Spiced fruit bread is popular. Any astringency remaining in the fruit whilst cooking can be removed by adding a half teaspoon of baking soda for each cup of pulp. Cast iron utensils should not be used as the pulp will turn black. Persimmon bread is simply made by adding the pulp to the flour/yeast mix.

The American persimmon develops very strong, deep tap roots and a few lateral and fibrous roots. Wild trees often sucker vigorously.

The persimmon is easy to grow with fast growth until fruiting commences. It will grow to a height of about 15ft in the first 10 years. It prefers a deep, loamy, well-drained soil, but will tolerate any soil that is not waterlogged and dislikes exposed sites. The tree is drought resistant. For fruit production, plants of both sexes are required and a reasonably warm summer is need to ripen the fruits.

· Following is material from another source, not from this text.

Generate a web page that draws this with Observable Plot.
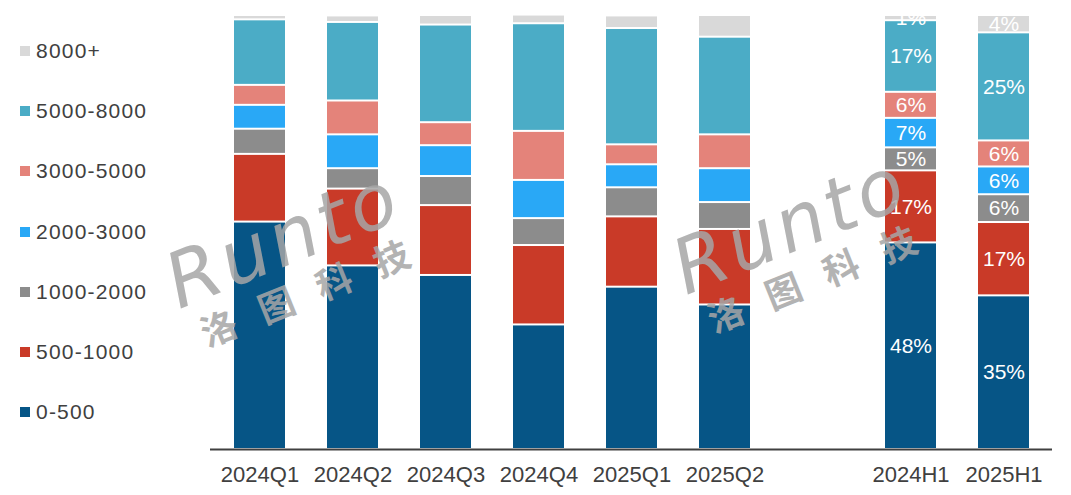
<!DOCTYPE html>
<html>
<head>
<meta charset="utf-8">
<script src="https://cdn.jsdelivr.net/npm/d3@7"></script>
<script src="https://cdn.jsdelivr.net/npm/@observablehq/plot@0.6"></script>
<style>
  html, body { margin: 0; padding: 0; background: #fff; }
  #wrap { position: relative; width: 1071px; height: 495px; overflow: hidden; font-family: "Liberation Sans", Arial, sans-serif; }
  #chart { position: absolute; left: 0; top: 0; }
  .leg { position: absolute; left: 20px; display: flex; align-items: center; font-size: 21px; color: #404040; letter-spacing: 1.2px; height: 30px; }
  .leg span.sw { display: inline-block; width: 10px; height: 10px; margin-right: 6px; }
  .wm { position: absolute; color: #a6a6a6; opacity: 0.85; pointer-events: none; white-space: nowrap; transform-origin: left top; }
  .wm .en { font-family: "DejaVu Sans", sans-serif; font-style: italic; font-size: 76px; letter-spacing: 4px; line-height: 1; font-weight: normal; }
  .wm .zh { font-family: "Noto Sans CJK SC", sans-serif; font-size: 36px; font-weight: bold; letter-spacing: 26px; line-height: 1; margin-left: 12px; }
</style>
</head>
<body>
<div id="wrap">
  <div id="chart"></div>
  <div id="legend"></div>
</div>
<script>
// ---- data (percent share by price band) ----
const periods = ["2024Q1", "2024Q2", "2024Q3", "2024Q4", "2025Q1", "2025Q2", "2024H1", "2025H1"];
const categories = ["0-500", "500-1000", "1000-2000", "2000-3000", "3000-5000", "5000-8000", "8000+"];
const colors = ["#065586", "#C93A28", "#8C8C8C", "#29A8F6", "#E4837A", "#4BACC6", "#D9D9D9"];

const band0_500     = [52.4, 42.3, 40.1, 28.7, 37.4, 33.3, 47.6, 35.4];
const band500_1000  = [15.6, 17.7, 16.1, 18.3, 16.2, 17.4, 16.6, 16.9];
const band1000_2000 = [5.8, 4.7, 6.7, 6.2, 6.7, 6.2, 5.3, 6.4];
const band2000_3000 = [5.5, 7.8, 7.1, 8.8, 5.3, 7.8, 6.8, 6.4];
const band3000_5000 = [4.6, 7.8, 5.3, 11.3, 4.6, 7.8, 6.0, 6.0];
const band5000_8000 = [15.1, 18.1, 22.5, 24.8, 26.8, 22.5, 16.5, 24.9];
const band8000plus  = [1.0, 1.5, 2.2, 2.0, 2.9, 5.0, 1.2, 4.0];

const labeledPeriods = ["2024H1", "2025H1"];

// ---- build long table ----
const series = [band0_500, band500_1000, band1000_2000, band2000_3000, band3000_5000, band5000_8000, band8000plus];
const rows = [];
periods.forEach((p, i) => {
  categories.forEach((c, j) => rows.push({period: p, band: c, value: series[j][i]}));
});

const GAP = "__gap__";
const xDomain = [...periods.slice(0, 6), GAP, ...periods.slice(6)];

const chart = Plot.plot({
  width: 1071,
  height: 495,
  marginLeft: 210,
  marginRight: 19,
  marginTop: 15,
  marginBottom: 46,
  style: {fontFamily: "'Liberation Sans', Arial, sans-serif", background: "transparent"},
  x: {domain: xDomain, paddingInner: 0.455, paddingOuter: 0.2275, label: null},
  y: {domain: [0, 100], axis: null},
  color: {domain: categories, range: colors},
  marks: [
    Plot.barY(rows, {
      x: "period", y: "value", fill: "band", z: "band",
      order: categories, insetTop: 1, insetBottom: 1
    }),
    Plot.text(rows.filter(d => labeledPeriods.includes(d.period)), Plot.stackY({
      x: "period", y: "value", z: "band", order: categories,
      text: d => Math.round(d.value) + "%",
      fill: "white", fontSize: 21,
      fontFamily: "'Liberation Sans Narrow', 'Liberation Sans', Arial, sans-serif",
      clip: true
    })),
    Plot.ruleY([0], {stroke: "#404040", strokeWidth: 2}),
    Plot.axisX({
      tickSize: 0, tickPadding: 17, fontSize: 22, fill: "#404040",
      tickFormat: d => d === GAP ? "" : d, label: null
    })
  ]
});
document.getElementById("chart").appendChild(chart);

// ---- legend (top: 8000+ ... bottom: 0-500) ----
const legend = document.getElementById("legend");
categories.slice().reverse().forEach((c, i) => {
  const color = colors[categories.indexOf(c)];
  const div = document.createElement("div");
  div.className = "leg";
  div.style.top = (36 + i * 60.2) + "px";
  div.innerHTML = `<span class="sw" style="background:${color}"></span><span>${c}</span>`;
  legend.appendChild(div);
});

// ---- watermark ----
const wrap = document.getElementById("wrap");
[[155, 250], [662, 236]].forEach(([lx, ty]) => {
  const w = document.createElement("div");
  w.className = "wm";
  w.style.left = lx + "px";
  w.style.top = ty + "px";
  w.style.transform = "rotate(-22deg)";
  w.innerHTML = `<div class="en">Runto</div><div class="zh">洛图科技</div>`;
  wrap.appendChild(w);
});
</script>
</body>
</html>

The tree is difficult to transplant and so should be grown in containers. The roots are naturally black and therefor not be interpreted as dead. These trees are ideal for interplanting because of their deep roots allowing more shallow rooting trees to be planted nearby.

The persimmon naturally drops fruit in the summer as does other fruit trees. Thinning by hand of the fruit can be undertaken to reduce overbearing, which can lead the tree to become biennial.

Good fruiting trees can be grown from the seeds of good fruiting seeds. Fruiting begins in year six and continues for fifty years or more.